As the daughter of two career enlisted parents (Navy and Air Force) and the sister of an Army veteran, I’ve been around military culture most of my life, though I never joined. My parents raised me to believe that civilians could never gain the respect and acceptance of military veterans. Additionally, a difficult childhood and first marriage, both full of emotional and physical abuse, deeply ingrained in me the belief that I had very little worth and would never amount to anything.
Despite this, or perhaps as a result of this, I have always loved helping and serving others, though many organizations I have joined or considered never quite felt comfortable or I never found my place. In 2016, I eventually worked up the courage to join Team Rubicon, an organization my best friend couldn’t stop talking about.
After working through being terrified of being on my first service project and then my first operation, I began learning and then trusting that veterans often not only accept but can also respect civilians. As a Team Rubicon member, I now know unequivocally that I am equally as much a Greyshirt as any other.
Finding truly meaningful service work and being accepted meant I had finally found my place, and that I belong.
The thing I have continued to struggle with is the belief that I have no worth and can never amount to anything.

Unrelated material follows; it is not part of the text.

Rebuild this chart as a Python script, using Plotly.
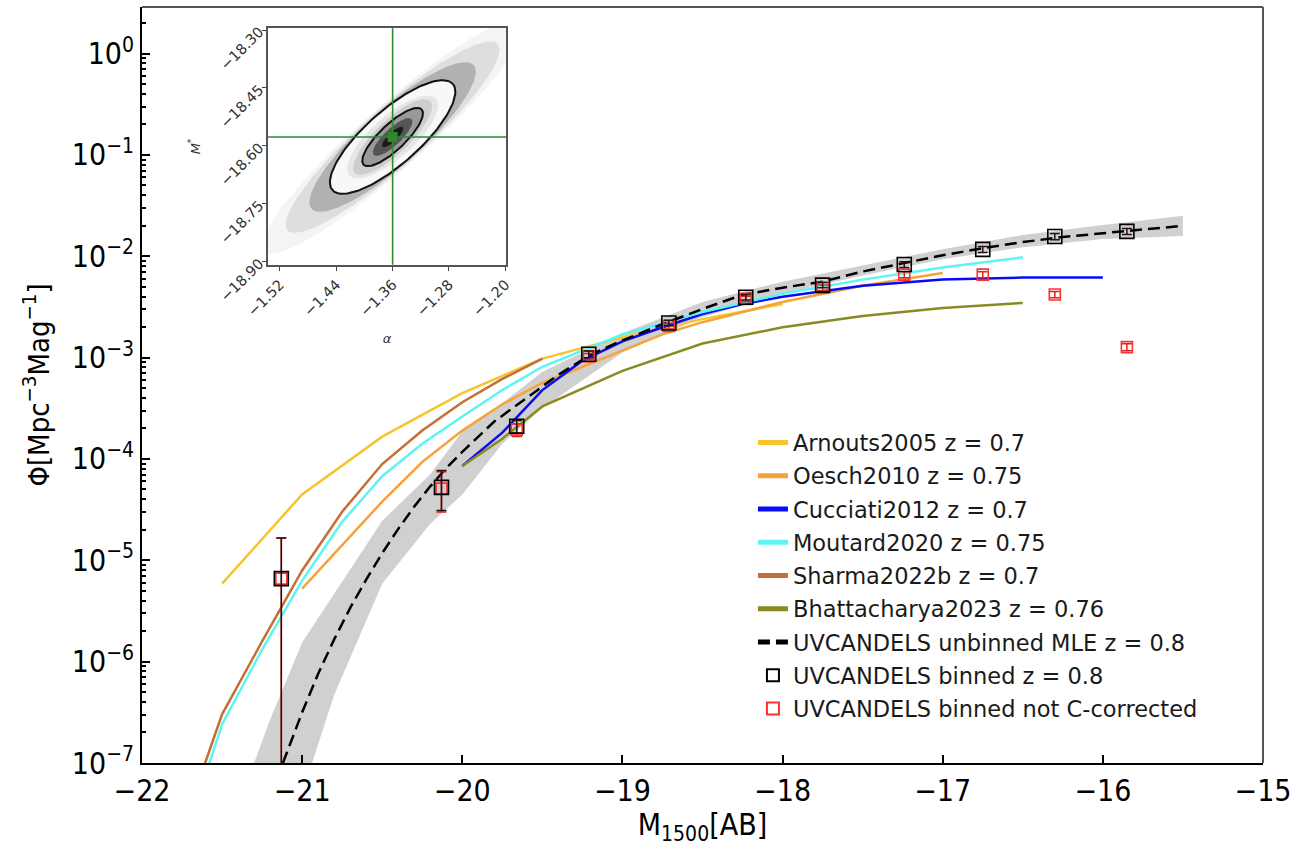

Many years of hard work and therapy means that logically, I know better. But emotionally, it’s much harder for me to have the courage to take on greater responsibility or roles in leadership. I’m stiflingly terrified that no matter how hard I try, I will fail and be a disappointment to those who are counting on me. Two days after joining strike teams on Operation Tridge in Midland, Michigan, (my sixth deployment) I was pulled in by the Command and General Staff and asked to think about shadowing someone in Plans.
I love learning new things, but I didn’t want to be an embarrassment. I hesitated, so the Incident Commander pleaded. I decided to take a chance. After all, I thought, “What could possibly go wrong if I’m just shadowing?” Not more than an hour later, however, I unwittingly found myself as Resource Unit Leader and Finance Section Chief. A few days later, I was made Planning Section Chief.
These last ten days have been phenomenal. I have learned a ton of new things about Incident Command, about leadership and collaboration, and most of all about taking chances, finding courage, and discovering that I’m a lot more than capable than I have ever known. It’s still incredibly terrifying, but I know now that not only am I not worthless but that I have value to add to the team.
Tonight, however, I was completely caught off-guard and humbled at this evening’s debrief, at the end of my last real day as Planning Section Chief, to be awarded a Team Rubicon challenge coin. I doubt I will ever be able to express what that simple act means to me.